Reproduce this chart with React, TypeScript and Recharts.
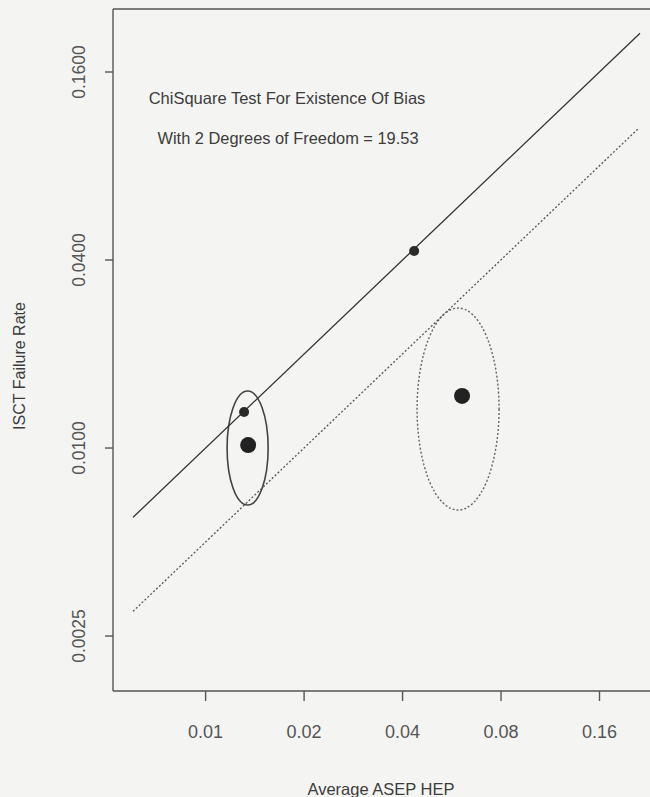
import { ScatterChart, Scatter, XAxis, YAxis, ReferenceLine, ReferenceArea, Customized } from 'recharts';

// axis ranges (log scales) and tick values
const xDomain = [0.00521, 0.2283];
const yDomain = [0.001667, 0.2546];
const xTicks = [0.01, 0.02, 0.04, 0.08, 0.16];
const yTicks = [0.0025, 0.01, 0.04, 0.16];

// fitted lines
const solidLine = [
  { x: 0.006, y: 0.006 },
  { x: 0.2128, y: 0.2128 },
];
const dottedLine = [
  { x: 0.006, y: 0.003 },
  { x: 0.2113, y: 0.1059 },
];

// observed points
const smallPoints = [
  { x: 0.01311, y: 0.01304 },
  { x: 0.0434, y: 0.04275 },
];
const largePoints = [
  { x: 0.01349, y: 0.01022 },
  { x: 0.0608, y: 0.01468 },
];

// confidence ellipse bounds [x1, x2, y1, y2]
const leftEllipse = [0.01163, 0.01553, 0.006569, 0.01522];
const rightEllipse = [0.0443, 0.0789, 0.00633, 0.02807];

const FONT = '"Liberation Sans", Arial, Helvetica, sans-serif';
const INK = '#3c3c3c';

function YTick(props: any) {
  const { y, payload } = props;
  return (
    <text
      x={85}
      y={y}
      transform={`rotate(-90 85 ${y})`}
      textAnchor="middle"
      fontSize={17.5}
      fontFamily={FONT}
      fill="#555"
    >
      {Number(payload.value).toFixed(4)}
    </text>
  );
}

function Ellipse(props: any, dashed: boolean) {
  const { x, y, width, height } = props;
  return (
    <ellipse
      cx={x + width / 2}
      cy={y + height / 2}
      rx={Math.abs(width) / 2}
      ry={Math.abs(height) / 2}
      fill="none"
      stroke={dashed ? '#666' : '#444'}
      strokeWidth={dashed ? 1.4 : 1.6}
      strokeDasharray={dashed ? '2 2' : undefined}
    />
  );
}

function Texts() {
  return (
    <g fontFamily={FONT} fill={INK}>
      <text x={287} y={104} textAnchor="middle" fontSize={16.5}>
        ChiSquare Test For Existence Of Bias
      </text>
      <text x={288} y={144} textAnchor="middle" fontSize={16.4}>
        With 2 Degrees of Freedom = 19.53
      </text>
      <text x={381} y={795} textAnchor="middle" fontSize={16.5}>
        Average ASEP HEP
      </text>
      <text
        x={25}
        y={366}
        transform="rotate(-90 25 366)"
        textAnchor="middle"
        fontSize={16}
      >
        ISCT Failure Rate
      </text>
    </g>
  );
}

export default function App() {
  return (
    <div style={{ width: 650, height: 797, background: '#f4f4f2', overflow: 'hidden' }}>
      <style>{'body { margin: 0; background: #f4f4f2; }'}</style>
      <ScatterChart width={650} height={797} margin={{ top: 9, right: 0, bottom: 0, left: 0 }}>
        <XAxis
          dataKey="x"
          type="number"
          scale="log"
          domain={xDomain}
          allowDataOverflow
          ticks={xTicks}
          tickFormatter={(v) => String(v)}
          height={106}
          tickSize={10}
          tickMargin={24}
          stroke="#555"
          strokeWidth={1.4}
          tick={{ fontSize: 18, fill: '#555', fontFamily: FONT }}
        />
        <YAxis
          dataKey="y"
          type="number"
          scale="log"
          domain={yDomain}
          allowDataOverflow
          ticks={yTicks}
          width={113}
          tickSize={8}
          stroke="#555"
          strokeWidth={1.4}
          tick={<YTick />}
        />
        <ReferenceLine y={yDomain[1]} stroke="#555" strokeWidth={1.6} />
        <ReferenceArea
          x1={leftEllipse[0]}
          x2={leftEllipse[1]}
          y1={leftEllipse[2]}
          y2={leftEllipse[3]}
          shape={(p: any) => Ellipse(p, false)}
        />
        <ReferenceArea
          x1={rightEllipse[0]}
          x2={rightEllipse[1]}
          y1={rightEllipse[2]}
          y2={rightEllipse[3]}
          shape={(p: any) => Ellipse(p, true)}
        />
        <Scatter
          data={solidLine}
          line={{ stroke: '#333', strokeWidth: 1.3 }}
          shape={() => <g />}
          isAnimationActive={false}
        />
        <Scatter
          data={dottedLine}
          line={{ stroke: '#555', strokeWidth: 1.3, strokeDasharray: '2 2' }}
          shape={() => <g />}
          isAnimationActive={false}
        />
        <Scatter
          data={smallPoints}
          shape={(p: any) => <circle cx={p.cx} cy={p.cy} r={5} fill="#2a2a2a" />}
          isAnimationActive={false}
        />
        <Scatter
          data={largePoints}
          shape={(p: any) => <circle cx={p.cx} cy={p.cy} r={8} fill="#222" />}
          isAnimationActive={false}
        />
        <Customized component={Texts} />
      </ScatterChart>
    </div>
  );
}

========

_Goal of the exercise_. Would you set down the listing exactly, omitting pictures?

_Response below_.
Reproduce this chart with React, TypeScript and Recharts.
import { ScatterChart, Scatter, XAxis, YAxis, ReferenceLine, ReferenceArea, Customized } from 'recharts';

// axis ranges (log scales) and tick values
const xDomain = [0.00521, 0.2283];
const yDomain = [0.001667, 0.2546];
const xTicks = [0.01, 0.02, 0.04, 0.08, 0.16];
const yTicks = [0.0025, 0.01, 0.04, 0.16];

// fitted lines
const solidLine = [
  { x: 0.006, y: 0.006 },
  { x: 0.2128, y: 0.2128 },
];
const dottedLine = [
  { x: 0.006, y: 0.003 },
  { x: 0.2113, y: 0.1059 },
];

// observed points
const smallPoints = [
  { x: 0.01311, y: 0.01304 },
  { x: 0.0434, y: 0.04275 },
];
const largePoints = [
  { x: 0.01349, y: 0.01022 },
  { x: 0.0608, y: 0.01468 },
];

// confidence ellipse bounds [x1, x2, y1, y2]
const leftEllipse = [0.01163, 0.01553, 0.006569, 0.01522];
const rightEllipse = [0.0443, 0.0789, 0.00633, 0.02807];

const FONT = '"Liberation Sans", Arial, Helvetica, sans-serif';
const INK = '#3c3c3c';

function YTick(props: any) {
  const { y, payload } = props;
  return (
    <text
      x={85}
      y={y}
      transform={`rotate(-90 85 ${y})`}
      textAnchor="middle"
      fontSize={17.5}
      fontFamily={FONT}
      fill="#555"
    >
      {Number(payload.value).toFixed(4)}
    </text>
  );
}

function Ellipse(props: any, dashed: boolean) {
  const { x, y, width, height } = props;
  return (
    <ellipse
      cx={x + width / 2}
      cy={y + height / 2}
      rx={Math.abs(width) / 2}
      ry={Math.abs(height) / 2}
      fill="none"
      stroke={dashed ? '#666' : '#444'}
      strokeWidth={dashed ? 1.4 : 1.6}
      strokeDasharray={dashed ? '2 2' : undefined}
    />
  );
}

function Texts() {
  return (
    <g fontFamily={FONT} fill={INK}>
      <text x={287} y={104} textAnchor="middle" fontSize={16.5}>
        ChiSquare Test For Existence Of Bias
      </text>
      <text x={288} y={144} textAnchor="middle" fontSize={16.4}>
        With 2 Degrees of Freedom = 19.53
      </text>
      <text x={381} y={795} textAnchor="middle" fontSize={16.5}>
        Average ASEP HEP
      </text>
      <text
        x={25}
        y={366}
        transform="rotate(-90 25 366)"
        textAnchor="middle"
        fontSize={16}
      >
        ISCT Failure Rate
      </text>
    </g>
  );
}

export default function App() {
  return (
    <div style={{ width: 650, height: 797, background: '#f4f4f2', overflow: 'hidden' }}>
      <style>{'body { margin: 0; background: #f4f4f2; }'}</style>
      <ScatterChart width={650} height={797} margin={{ top: 9, right: 0, bottom: 0, left: 0 }}>
        <XAxis
          dataKey="x"
          type="number"
          scale="log"
          domain={xDomain}
          allowDataOverflow
          ticks={xTicks}
          tickFormatter={(v) => String(v)}
          height={106}
          tickSize={10}
          tickMargin={24}
          stroke="#555"
          strokeWidth={1.4}
          tick={{ fontSize: 18, fill: '#555', fontFamily: FONT }}
        />
        <YAxis
          dataKey="y"
          type="number"
          scale="log"
          domain={yDomain}
          allowDataOverflow
          ticks={yTicks}
          width={113}
          tickSize={8}
          stroke="#555"
          strokeWidth={1.4}
          tick={<YTick />}
        />
        <ReferenceLine y={yDomain[1]} stroke="#555" strokeWidth={1.6} />
        <ReferenceArea
          x1={leftEllipse[0]}
          x2={leftEllipse[1]}
          y1={leftEllipse[2]}
          y2={leftEllipse[3]}
          shape={(p: any) => Ellipse(p, false)}
        />
        <ReferenceArea
          x1={rightEllipse[0]}
          x2={rightEllipse[1]}
          y1={rightEllipse[2]}
          y2={rightEllipse[3]}
          shape={(p: any) => Ellipse(p, true)}
        />
        <Scatter
          data={solidLine}
          line={{ stroke: '#333', strokeWidth: 1.3 }}
          shape={() => <g />}
          isAnimationActive={false}
        />
        <Scatter
          data={dottedLine}
          line={{ stroke: '#555', strokeWidth: 1.3, strokeDasharray: '2 2' }}
          shape={() => <g />}
          isAnimationActive={false}
        />
        <Scatter
          data={smallPoints}
          shape={(p: any) => <circle cx={p.cx} cy={p.cy} r={5} fill="#2a2a2a" />}
          isAnimationActive={false}
        />
        <Scatter
          data={largePoints}
          shape={(p: any) => <circle cx={p.cx} cy={p.cy} r={8} fill="#222" />}
          isAnimationActive={false}
        />
        <Customized component={Texts} />
      </ScatterChart>
    </div>
  );
}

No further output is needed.